Senior spring project
After spring break in March, seniors undertake a Spring Project that they designed during the fall and winter. Most projects consist of some ongoing features, such as AP courses or athletics, along with specially designed classes, internships, community service, and numerous other options. Students may also devote their entire projects to ventures off-campus, sometimes in foreign countries.

Travel and exchange opportunities
Complementing the Upper School's language program, each of the six language offerings sponsor annual or biennial travel opportunities to China, France, Greece or Italy (Latin), the Middle East (Arabic), Russia, and Spain. The Russian trip, one of several student exchanges, began in 1988 as a way of easing Cold War tensions. In addition, AP Art History makes an annual trip to Italy, and most spring varsity sports make a spring training trip. A special financial aid program enables students who cannot afford these trips to participate.
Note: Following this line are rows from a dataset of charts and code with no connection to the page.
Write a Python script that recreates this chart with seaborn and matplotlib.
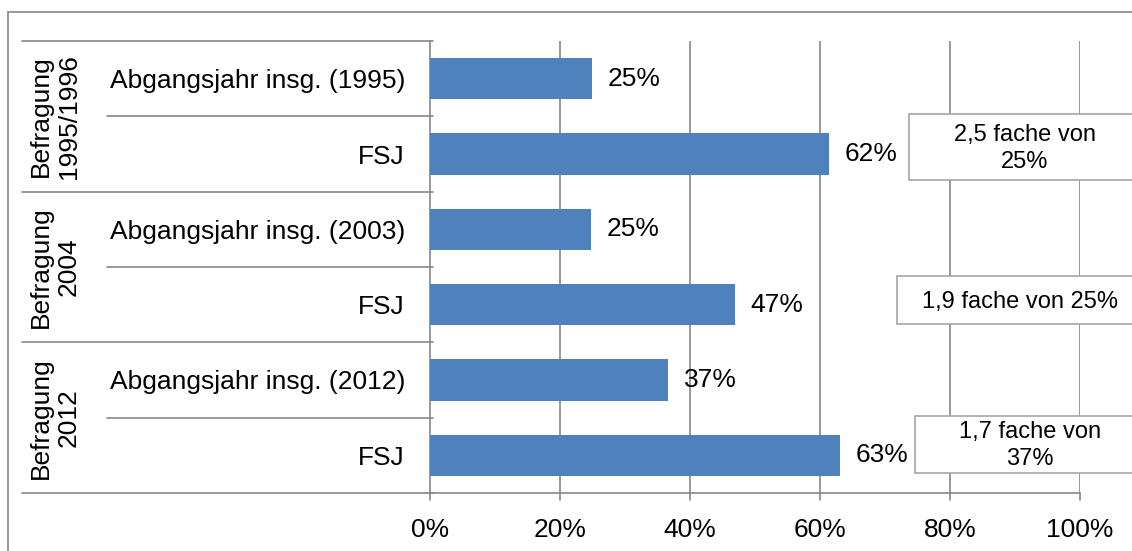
import matplotlib
matplotlib.use("Agg")
import matplotlib.pyplot as plt
import seaborn as sns
import pandas as pd
from matplotlib.patches import Rectangle
from matplotlib.lines import Line2D
from matplotlib.ticker import FuncFormatter

# ---- data ----
groups = ["Befragung\n1995/1996", "Befragung\n2004", "Befragung\n2012"]
categories = ["Abgangsjahr insg. (1995)", "FSJ",
              "Abgangsjahr insg. (2003)", "FSJ",
              "Abgangsjahr insg. (2012)", "FSJ"]
values = [0.249, 0.614, 0.248, 0.469, 0.366, 0.631]
value_labels = ["25%", "62%", "25%", "47%", "37%", "63%"]
notes = ["2,5 fache von\n25%", "1,9 fache von 25%", "1,7 fache von\n37%"]
ticks = [0, 0.2, 0.4, 0.6, 0.8, 1.0]

sns.set_theme(style="white")
plt.rcParams['font.family'] = ['Liberation Sans', 'DejaVu Sans']
plt.rcParams['text.color'] = 'black'
plt.rcParams['xtick.color'] = 'black'
plt.rcParams['ytick.color'] = 'black'
FS = 19
GRID = "#878787"
BAR = "#4F81BD"

fig = plt.figure(figsize=(11.32, 5.51), dpi=100)
ax = fig.add_axes([430/1132, 1-493/551, 650/1132, 452/551])

keys = [f"r{i}" for i in range(len(categories))]
df = pd.DataFrame({"key": keys, "value": values})
sns.barplot(data=df, x="value", y="key", orient="h", color=BAR,
            width=0.55, saturation=1, ax=ax, zorder=3, linewidth=0)

ax.set_xlim(0, 1)
ax.set_ylim(5.5, -0.5)
ax.set_xticks(ticks)
ax.xaxis.set_major_formatter(FuncFormatter(lambda v, p: f"{int(round(v*100))}%"))
ax.tick_params(axis="x", labelsize=FS, length=0, pad=18)
ax.set_yticks(range(len(categories)))
ax.set_yticklabels(categories, fontsize=FS)
ax.tick_params(axis="y", length=0, pad=18)
ax.set_xlabel("")
ax.set_ylabel("")
for s in ["top", "right"]:
    ax.spines[s].set_visible(False)
for s in ["left", "bottom"]:
    ax.spines[s].set_color(GRID)
    ax.spines[s].set_linewidth(1.2)

# gridlines
for t in ticks[1:]:
    ax.axvline(t, color=GRID, lw=1.2, zorder=1)
# bottom ticks
for t in ticks:
    ax.plot([t, t], [5.5, 5.5 + 7/75.33], color=GRID, lw=1.2, clip_on=False)

# bar labels
for i, (v, lab) in enumerate(zip(values, value_labels)):
    ax.text(v + 0.024, i, lab, va="center", ha="left", fontsize=FS)

# category separator lines
inner_x = -(430-107)/650
outer_x = -(430-22)/650
for b in range(len(categories) + 1):
    y = b - 0.5
    x0 = outer_x if b % 2 == 0 else inner_x
    ax.plot([x0, 0.004], [y, y], color=GRID, lw=1.2, clip_on=False)

# group labels
for g, lab in enumerate(groups):
    ax.text(-(430-55)/650, 2*g + 0.5, lab, rotation=90, ha="center", va="center",
            multialignment="center", fontsize=FS, linespacing=1.2)

# note boxes
box_geo = [(0.737, 0.469, 1.345, 0.915, 0.93),
           (0.718, 2.615, 3.252, 0.908, 2.96),
           (0.746, 4.482, 5.239, 0.923, 4.87)]
for (x0, y0, y1, tx, ty), txt in zip(box_geo, notes):
    ax.add_patch(Rectangle((x0, y0), 1.12 - x0, y1 - y0, facecolor="white",
                           edgecolor="#A6A6A6", lw=1.2, clip_on=False, zorder=5))
    ax.text(tx, ty, txt, ha="center", va="center", multialignment="center",
            fontsize=17, zorder=6, linespacing=1.3)

# outer frame
fig.add_artist(Line2D([8/1132, 8/1132], [0, 1-12/551], color=GRID, lw=1.2))
fig.add_artist(Line2D([8/1132, 1], [1-12/551, 1-12/551], color=GRID, lw=1.2))

fig.savefig("out.png", dpi=100)
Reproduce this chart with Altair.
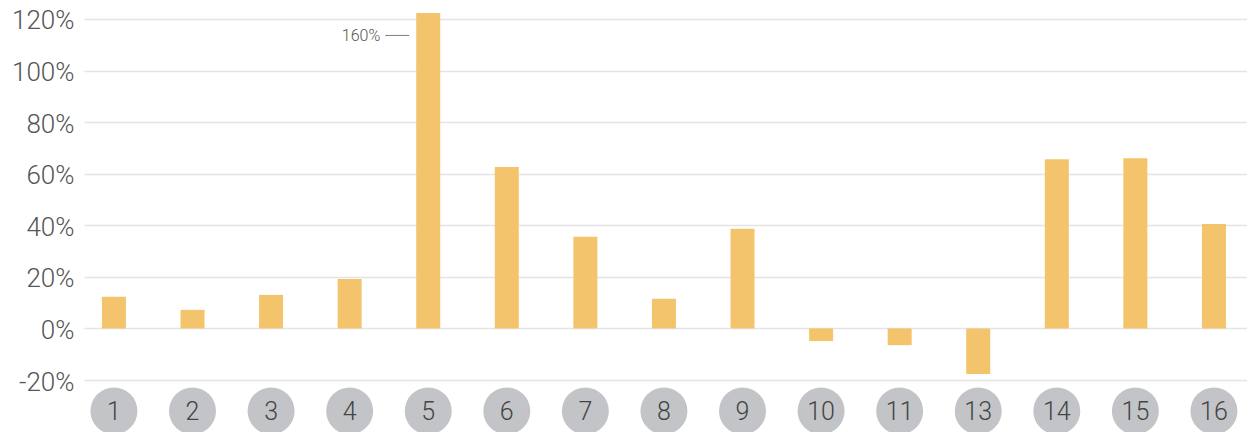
import altair as alt
import pandas as pd

# Categories (12 is absent) and their growth rates, in percent
categories = ["1", "2", "3", "4", "5", "6", "7", "8", "9", "10", "11", "13", "14", "15", "16"]
growth = [12.3, 7.2, 13.0, 19.2, 160.0, 62.6, 35.5, 11.5, 38.6, -4.9, -6.5, -17.7, 65.6, 66.0, 40.5]
y_ticks = [-20, 0, 20, 40, 60, 80, 100, 120]

FONT = "Roboto"
BAR = "#f3c46b"

df = pd.DataFrame({"cat": categories, "growth": growth})

x_scale = alt.Scale(paddingInner=0.6945, paddingOuter=0.248, align=0.46)
y_scale = alt.Scale(domain=[-20, 122.3], nice=False, zero=False)
x_enc = alt.X("cat:N", sort=categories, scale=x_scale, axis=None)

bars = alt.Chart(df).mark_bar(color=BAR, clip=True).encode(
    x=x_enc,
    y=alt.Y(
        "growth:Q",
        scale=y_scale,
        title=None,
        axis=alt.Axis(
            values=y_ticks,
            labelExpr="datum.value + '%'",
            domain=False,
            ticks=False,
            grid=True,
            gridColor="#e4e4e4",
            gridWidth=1.6,
            labelFont=FONT,
            labelFontWeight=300,
            labelFontSize=26,
            labelColor="#555555",
            labelPadding=10,
            labelBaseline="middle",
            labelOffset=2,
        ),
    ),
)

# Grey badges with the category numbers below the plot
badges = alt.Chart(df).mark_circle(size=2209, color="#c3c4c7", opacity=1).encode(
    x=x_enc,
    y=alt.YDatum(-32, type="quantitative", title=None),
)
badge_text = alt.Chart(df).mark_text(
    font=FONT, fontWeight=300, fontSize=25, color="#444444", baseline="middle", dy=1
).encode(
    x=x_enc,
    y=alt.YDatum(-32, type="quantitative", title=None),
    text="cat:N",
)

# Note for the bar that runs off the top of the scale
clipped = df[df["growth"] > 122.3].copy()
clipped["label"] = clipped["growth"].map(lambda v: f"{v:.0f}%")
note_text = alt.Chart(clipped).mark_text(
    font=FONT, fontWeight=300, fontSize=16, color="#555555", align="right", baseline="middle", dx=-48
).encode(
    x=x_enc,
    y=alt.YDatum(113.3, type="quantitative", title=None),
    text="label:N",
)
note_line = alt.Chart(clipped).mark_tick(size=24, thickness=1, xOffset=-31, color="#444444").encode(
    x=x_enc,
    y=alt.YDatum(113.6, type="quantitative", title=None),
)

chart = (
    alt.layer(bars, badges, badge_text, note_text, note_line)
    .properties(
        width=1163,
        height=367,
        autosize=alt.AutoSizeParams(type="none"),
        padding={"left": 84, "top": 13, "right": 0, "bottom": 52},
        background="white",
    )
    .configure_view(stroke=None)
)

chart.save("out.html", embed_options={"renderer": "svg", "actions": False})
Other trip destinations have included Switzerland and Costa Rica.

Student publications

BB&N's student publications have enjoyed a long history and won many national honors. The official student newspaper, The Vanguard, established at the time of the merger, publishes an issue nearly every month. Its predecessors stretch back to B&N's The Spectator, founded in 1906, which evolved into a literary magazine in 1959 and remains such today.

The CHASM, (Current Happenings Across STEM) magazine, is the school's STEM-based publication.

The Spectator, BB&N's art and literary magazine, has been in production ever since its foundation in 1906 by two students of Browne and Nichols. In 2017, the magazine was awarded with a gold medal from the Columbia Scholastic Press Association.

In 1950 B&N students published their first annual yearbook, titled The Torch, a reference to B&N's school seal designed by renowned sculptor Cyrus E. Dallin. A yearbook has been produced every year since and is now called The Perspective.

In 2007, a triannual political magazine was founded known as The Point of View. In addition, a satirical newspaper called The Mouthguard and a television news program called The Knightly News are produced intermittently.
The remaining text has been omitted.